Rating: Summary: If only we could see it. Review: This is a great old noir film, typical B-feature. I saw this as a child and was haunted for a few years by its eerieness. But, this DVD appears to be a copy of something shot off a movie screen with a camcorder and its visual quality is just at the threshold of human perception. The low price made it attractive enough to revive my memory of the more visible original.
Rating: Summary: "I've got an honest man's conscience in a murderer's body!" Review: This low-budget film noir is packed with creepy dream sequences, flashbacks, and dark shadows, but it's hardly what I'd call a classic. The acting ranges from wooden to over-the-top, and the plot has more holes than Babyface Nelson's corpse. I found it entertaining enough for a one-time viewing, but I don't think it's worth watching more than once. As a previous reviewer already noted, this noir would be far more enjoyable if the dvd picture and sound quality weren't so bad. Even though this was made during the "golden years" of film noir (late 1940's), I think you should pass on this poor quality dvd and get a true classic noir, like "Laura", "Double Indemnity", "Mildred Pierce", or "The Postman Always Rings Twice", just to name a few.

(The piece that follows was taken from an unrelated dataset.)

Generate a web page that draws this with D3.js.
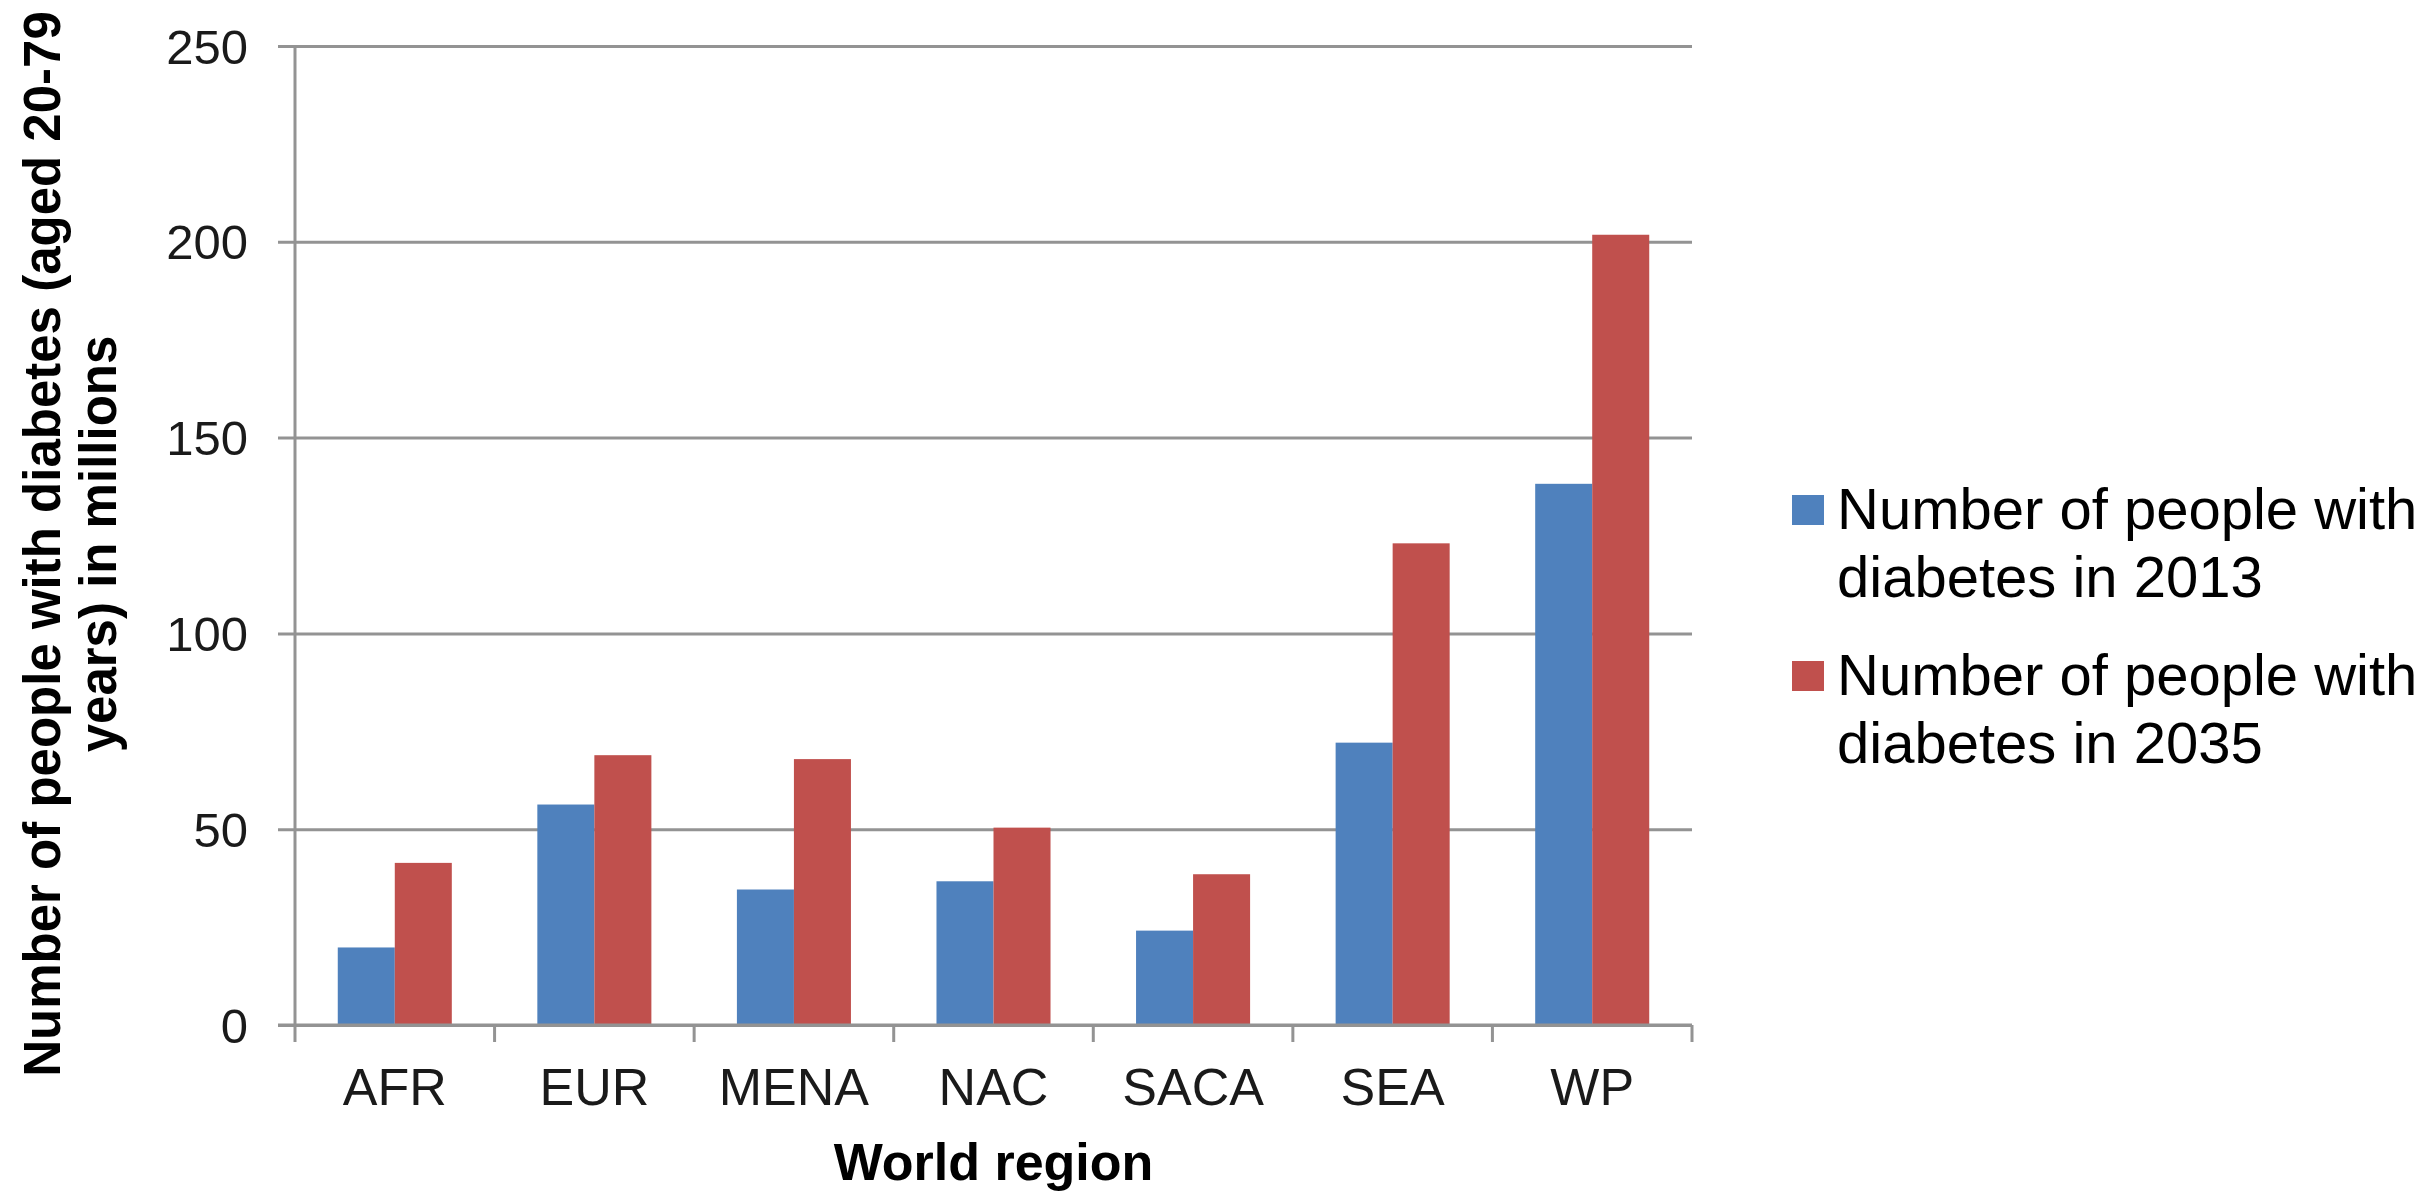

Rating: Summary: A great old film noir movie starring DeForest Kelly Review: Two decades before he boldly went where no man had gone before aboard the U.S.S. Enterprise, DeForest Kelly starred in Fear in the Night, a vintage dark noir film (not to be confused with the 1972 Hammer film of the same name). Kelly plays a humble bank teller named Vince Grayson who awakens from a horrible dream, only to find that his nightmare may have been all too real. In the dream, he struggled with and then killed a man inside an odd octagonal room of mirrors. His relief upon waking up is dashed when he looks in the mirror and finds thumb marks on his neck. A quick self-inventory also reveals dried blood on his wrist and, most disturbingly of all, a key and button in his pocket, the very same items he grasped during his struggle in the dream. Naturally, he is both bewildered and horrified, and his need to talk about the situation leads him to his brother-in-law. Given the fact that his brother-in-law is a homicide detective, this doesn't strike me as the ideal plan. In any event, the guy doesn't believe him. A week later, Vince accompanies his sister and her cop husband as well as his own would-be sweetheart on a picnic. They seek shelter in a house at the beginning of a rainstorm, and wouldn't you know it, it's the same house as the one in Vince's dream. Things suddenly aren't looking too good for Vince, especially when he learns that a man was murdered in the house a week earlier. There's really only one fairly predictable way to explain these confusing events, yet the film still manages to maintain a significant amount of suspense up through its final moments. I found Fear in the Night to be quite a good film noir movie, complete with all the voiceovers and crescendo-happy music you would expect to find in this type of film.